Über bereits ausgewählte Asylbewerber hinaus will Deutschland nun vorerst keine Menschen mehr aus Italien aufnehmen, da das Land seiner Verpflichtung zur Rückübernahme bereits registrierter Schutzsuchender nicht nachkomme. Laut Bundesinnenministerium hat Deutschland seit Jahresbeginn rund 12.400 Anträge auf sogenannte Dublin-Überstellungen an Italien gestellt. Übernommen wurden aber demnach nur zehn Menschen - ausschließlich Asylbewerberinnen und -bewerber, die freiwillig und eigenständig nach Italien ausgereist sind.
Was hat das EU-Abkommen mit Tunesien gebracht?
Die EU-Kommission hat ein Migrationsabkommen mit dem nordafrikanischen Land angekündigt, das eines der Haupttransitländer für Migranten aus Afrika mit Ziel Europa ist.

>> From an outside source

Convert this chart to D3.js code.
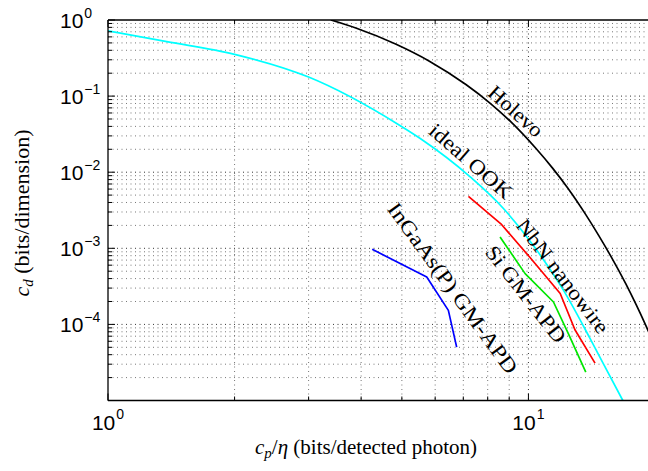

Hintergrund ist, dass die allermeisten Geflüchteten, die derzeit in Lampedusa anlanden, in Tunesien losfahren. Im Gegenzug für millionenschwere Finanzhilfen sollen die tunesischen Sicherheitsbehörden stärker gegen Schlepper und das Ablegen von Booten vorgehen. Die verabredete Einigung ist noch nicht bindend, erst muss noch ein formelles Abkommen geschlossen werden. Bislang ist auch noch kein Geld an Tunesien geflossen.
Das geplante Abkommen wird aus unterschiedlichen Gründen stark kritisiert. Einerseits haben Nichtregierungsorganisationen und EU-Abgeordnete Bedenken, dass die Menschenrechte der Migranten nicht genügend geschützt werden. Andererseits wird Kritik laut, dass das Abkommen bislang nichts gebracht habe, weil die Flüchtlingszahlen weiter hoch seien. Beobachter vermuten eine Art Torschlusseffekt: Geflüchtete und Schlepper bemühen sich möglicherweise in diesen Wochen, so schnell wie möglich nach Europa zu gelangen, bevor die Vereinbarung greift.
Von der Leyen hat Hilfe angekündigt - was ändert sich nun?
EU-Kommissionspräsidentin Ursula von der Leyen versprach am Sonntag in Lampedusa Hilfe wegen der hohen Belastung. Sie stellte einen Zehn-Punkte-Plan vor: Zum Beispiel soll mit der Hilfe der EU-Grenzschutzagentur Frontex die Überwachung auf See und aus der Luft verstärkt werden. Außerdem solle die EU-Asylagentur Italien bei der Registrierung neuer Flüchtlinge helfen und die anderen EU-Länder freiwillig Migrantinnen und Migranten aus Italien aufnehmen. Wie und wann das passieren soll, ist aber nicht klar.
Auch wird von der Leyen viele der Vorschläge nicht alleine umsetzen können, sondern braucht die EU-Staaten dazu. Italien hat nun selbst ein Bündel an härteren Maßnahmen beschlossen, unter anderem eine Verschärfung der Abschiebehaft. Das Kabinett unter Ministerpräsidentin Giorgia Meloni entschied in Rom, die Höchstdauer der Abschiebehaft um ein halbes Jahr anzuheben. Zudem wurde das Militär beauftragt, spezielle Abschiebehaftanstalten einzurichten.